----- Data lines -----

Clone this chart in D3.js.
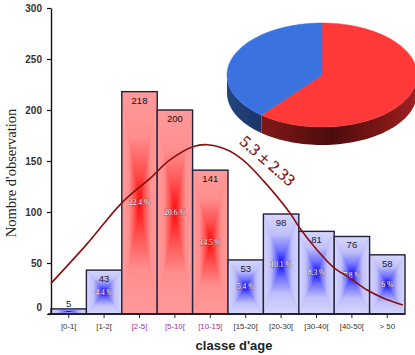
<!DOCTYPE html>
<html><head><meta charset="utf-8">
<script src="https://cdn.jsdelivr.net/npm/d3@7"></script>
<style>html,body{margin:0;padding:0;background:#fff;}svg{display:block;}</style>
</head><body>
<script>
const categories = ["[0-1[","[1-2[","[2-5[","[5-10[","[10-15[","[15-20[","[20-30[","[30-40[","[40-50[","> 50"];
const counts = [5,43,218,200,141,53,98,81,76,58];
const pctLabels = ["","4.4 %","22.4 %","20.6 %","14.5 %","5.4 %","10.1 %","8.3 %","7.8 %","6 %"];
const groups = ["b","b","r","r","r","b","b","b","b","b"];
const yTicks = [0,50,100,150,200,250,300];
const curveX = [0,1,2,2.8,3.36,4.01,4.41,4.97,5.42,5.99,6.75,7.03,7.51,7.97,8.45,8.93,9.38,9.94];
const curveY = [30,68,109,133,151,164,166,161,151,131,99,84,63,46,35,23.5,15.7,8.8];
const pieLabels = ["red","blue"];
const pieValues = [61,39];
const curveLabel = "5.3 \u00b1 2.33";

const W=415,H=355;
const svg=d3.select("body").append("svg").attr("width",W).attr("height",H);
svg.append("rect").attr("width",W).attr("height",H).attr("fill","#fff");
const defs=svg.append("defs");

const x=d3.scaleBand().domain(categories).range([51,405]).padding(0);
const xc=d3.scaleLinear().domain([0,10]).range([51,405]);
const y=d3.scaleLinear().domain([0,300]).range([314,8]);

// gradients
const pal={r:["#ff9a9a","#ff8e8e","#ff5050","#ff0808"], b:["#d6d6ff","#c0c0fa","#7272ff","#0808ff"]};
function mkGrad(id,g,x1,y1,x2,y2){
  const lg=defs.append("linearGradient").attr("id",id).attr("x1",x1).attr("y1",y1).attr("x2",x2).attr("y2",y2);
  [[0,0],[0.4,1],[0.72,2],[1,3]].forEach(([o,i])=>lg.append("stop").attr("offset",o).attr("stop-color",pal[g][i]));
}
["r","b"].forEach(g=>{
  mkGrad("gT"+g,g,0,0,0,1); mkGrad("gB"+g,g,0,1,0,0);
  mkGrad("gL"+g,g,0,0,1,0); mkGrad("gR"+g,g,1,0,0,0);
});

const bars=svg.append("g");
categories.forEach((c,i)=>{
  const x0=x(c),x1=x0+x.bandwidth(),y0=y(counts[i]),y1=y(0),cx=(x0+x1)/2,cy=(y0+y1)/2,g=groups[i];
  const gg=bars.append("g");
  gg.append("rect").attr("x",x0).attr("y",y0).attr("width",x1-x0).attr("height",y1-y0).attr("fill",pal[g][2]);
  const tris=[[[x0,y0],[x1,y0],[cx,cy],"gT"],[[x0,y1],[x1,y1],[cx,cy],"gB"],[[x0,y0],[x0,y1],[cx,cy],"gL"],[[x1,y0],[x1,y1],[cx,cy],"gR"]];
  tris.forEach(t=>gg.append("path").attr("d",d3.line()([t[0],t[1],t[2]])+"Z").attr("fill","url(#"+t[3]+g+")").attr("stroke","url(#"+t[3]+g+")").attr("stroke-width",0.4));
  gg.append("rect").attr("x",x0).attr("y",y0).attr("width",x1-x0).attr("height",y1-y0).attr("fill","none").attr("stroke","#22223a").attr("stroke-width",1.4);
});

// axes
const yAx=svg.append("g").attr("transform","translate(51,0)").call(d3.axisLeft(y).tickValues(yTicks).tickSize(4).tickSizeOuter(0).tickPadding(5));
yAx.select(".domain").attr("stroke","#111").attr("stroke-width",1.4);
yAx.selectAll(".tick line").attr("stroke","#111").attr("stroke-width",1.2);
yAx.selectAll(".tick text").attr("font-family","Arial, 'Liberation Sans', sans-serif").attr("font-size",10).attr("font-weight","bold").attr("fill","#333");
yAx.selectAll(".tick").filter(d=>d===0).select("text").attr("dy","-0.35em");

const xAx=svg.append("g").attr("transform","translate(0,314)").call(d3.axisBottom(x).tickSize(4).tickSizeOuter(0).tickPadding(5));
xAx.select(".domain").attr("d","M48,0H405").attr("stroke","#111").attr("stroke-width",1.4);
xAx.selectAll(".tick line").attr("stroke","#222");
xAx.selectAll(".tick text").attr("font-family","Arial, 'Liberation Sans', sans-serif").attr("font-size",7.8)
  .attr("fill",(d,i)=>groups[i]==="r"?"#a0309a":"#333");

// value labels
categories.forEach((c,i)=>{
  const cx=x(c)+x.bandwidth()/2, top=y(counts[i]), h=y(0)-top;
  svg.append("text").attr("x",cx).attr("y",h>20?top+12:top-2).attr("text-anchor","middle")
    .attr("font-family","Arial, 'Liberation Sans', sans-serif").attr("font-size",9.5)
    .attr("fill",groups[i]==="r"?"#111":"#1a1a3a").text(counts[i]);
  if(pctLabels[i]) svg.append("text").attr("x",cx).attr("y",(top+y(0))/2+2.5).attr("text-anchor","middle")
    .attr("font-family","'Times New Roman','Liberation Serif',serif").attr("font-size",7.5)
    .attr("fill","#fff").attr("stroke","rgba(80,20,40,0.45)").attr("stroke-width",1.1).attr("paint-order","stroke").text(pctLabels[i]);
});

// curve
const pts=curveX.map((v,i)=>[xc(v),y(curveY[i])]);
svg.append("path").attr("d",d3.line().curve(d3.curveCatmullRom)(pts)).attr("fill","none").attr("stroke","#8a1010").attr("stroke-width",1.6);
svg.append("text").attr("transform","translate(264,165) rotate(41)").attr("text-anchor","middle")
  .attr("font-family","'Times New Roman','Liberation Serif',serif").attr("font-size",16.5).attr("fill","#7a1212")
  .attr("stroke","#7a1212").attr("stroke-width",0.3).text(curveLabel);

// titles
svg.append("text").attr("x",234).attr("y",350).attr("text-anchor","middle").attr("font-family","Arial, 'Liberation Sans', sans-serif")
  .attr("font-size",13).attr("font-weight","bold").attr("fill","#222").text("classe d'age");
svg.append("text").attr("transform","translate(16,173) rotate(-90)").attr("text-anchor","middle")
  .attr("font-family","'Times New Roman','Liberation Serif',serif").attr("font-size",14.5).attr("fill","#222").text("Nombre d'observation");

// 3D pie
const pcx=322,pcy=75,prx=95,pry=52,th=18;
const arcs=d3.pie().sort(null)(pieValues);
const pt=(a,dy)=>[pcx+prx*Math.sin(a),pcy-pry*Math.cos(a)+(dy||0)];
const sideG=defs.append("linearGradient").attr("id","sideR").attr("gradientUnits","userSpaceOnUse").attr("x1",227).attr("x2",417).attr("y1",0).attr("y2",0);
[[0,"#8a1c1c"],[0.25,"#7a1616"],[0.55,"#4c0c0c"],[0.8,"#7a1616"],[1,"#a02222"]].forEach(s=>sideG.append("stop").attr("offset",s[0]).attr("stop-color",s[1]));
const sideB=defs.append("linearGradient").attr("id","sideB").attr("gradientUnits","userSpaceOnUse").attr("x1",227).attr("x2",265).attr("y1",0).attr("y2",0);
[[0,"#23457f"],[1,"#1a3266"]].forEach(s=>sideB.append("stop").attr("offset",s[0]).attr("stop-color",s[1]));
const topCol=["#ff3838","#3a72e0"], sideCol=["url(#sideR)","url(#sideB)"];
const pieG=svg.append("g");
arcs.forEach((a,i)=>{
  const s=Math.max(a.startAngle,Math.PI/2), e=Math.min(a.endAngle,3*Math.PI/2);
  if(e>s){
    const n=60, up=[], dn=[];
    for(let k=0;k<=n;k++){const t=s+(e-s)*k/n; up.push(pt(t)); dn.push(pt(t,th));}
    pieG.append("path").attr("d",d3.line()(up.concat(dn.reverse()))+"Z").attr("fill",sideCol[i]);
  }
});
arcs.forEach((a,i)=>{
  const n=90, p=[[pcx,pcy]];
  for(let k=0;k<=n;k++){p.push(pt(a.startAngle+(a.endAngle-a.startAngle)*k/n));}
  pieG.append("path").attr("d",d3.line()(p)+"Z").attr("fill",topCol[i]).attr("stroke",topCol[i]).attr("stroke-width",0.5);
});
</script>
</body></html>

-----

- What you need to do -
Everything from the top line of the data down to and including the line with "const y=d3.scaleLinear().domain([0,300]).range([314,8]);" is to be copied, except the pictures.

- Answer to the problem -
Clone this chart in D3.js.
<!DOCTYPE html>
<html><head><meta charset="utf-8">
<script src="https://cdn.jsdelivr.net/npm/d3@7"></script>
<style>html,body{margin:0;padding:0;background:#fff;}svg{display:block;}</style>
</head><body>
<script>
const categories = ["[0-1[","[1-2[","[2-5[","[5-10[","[10-15[","[15-20[","[20-30[","[30-40[","[40-50[","> 50"];
const counts = [5,43,218,200,141,53,98,81,76,58];
const pctLabels = ["","4.4 %","22.4 %","20.6 %","14.5 %","5.4 %","10.1 %","8.3 %","7.8 %","6 %"];
const groups = ["b","b","r","r","r","b","b","b","b","b"];
const yTicks = [0,50,100,150,200,250,300];
const curveX = [0,1,2,2.8,3.36,4.01,4.41,4.97,5.42,5.99,6.75,7.03,7.51,7.97,8.45,8.93,9.38,9.94];
const curveY = [30,68,109,133,151,164,166,161,151,131,99,84,63,46,35,23.5,15.7,8.8];
const pieLabels = ["red","blue"];
const pieValues = [61,39];
const curveLabel = "5.3 \u00b1 2.33";

const W=415,H=355;
const svg=d3.select("body").append("svg").attr("width",W).attr("height",H);
svg.append("rect").attr("width",W).attr("height",H).attr("fill","#fff");
const defs=svg.append("defs");

const x=d3.scaleBand().domain(categories).range([51,405]).padding(0);
const xc=d3.scaleLinear().domain([0,10]).range([51,405]);
const y=d3.scaleLinear().domain([0,300]).range([314,8]);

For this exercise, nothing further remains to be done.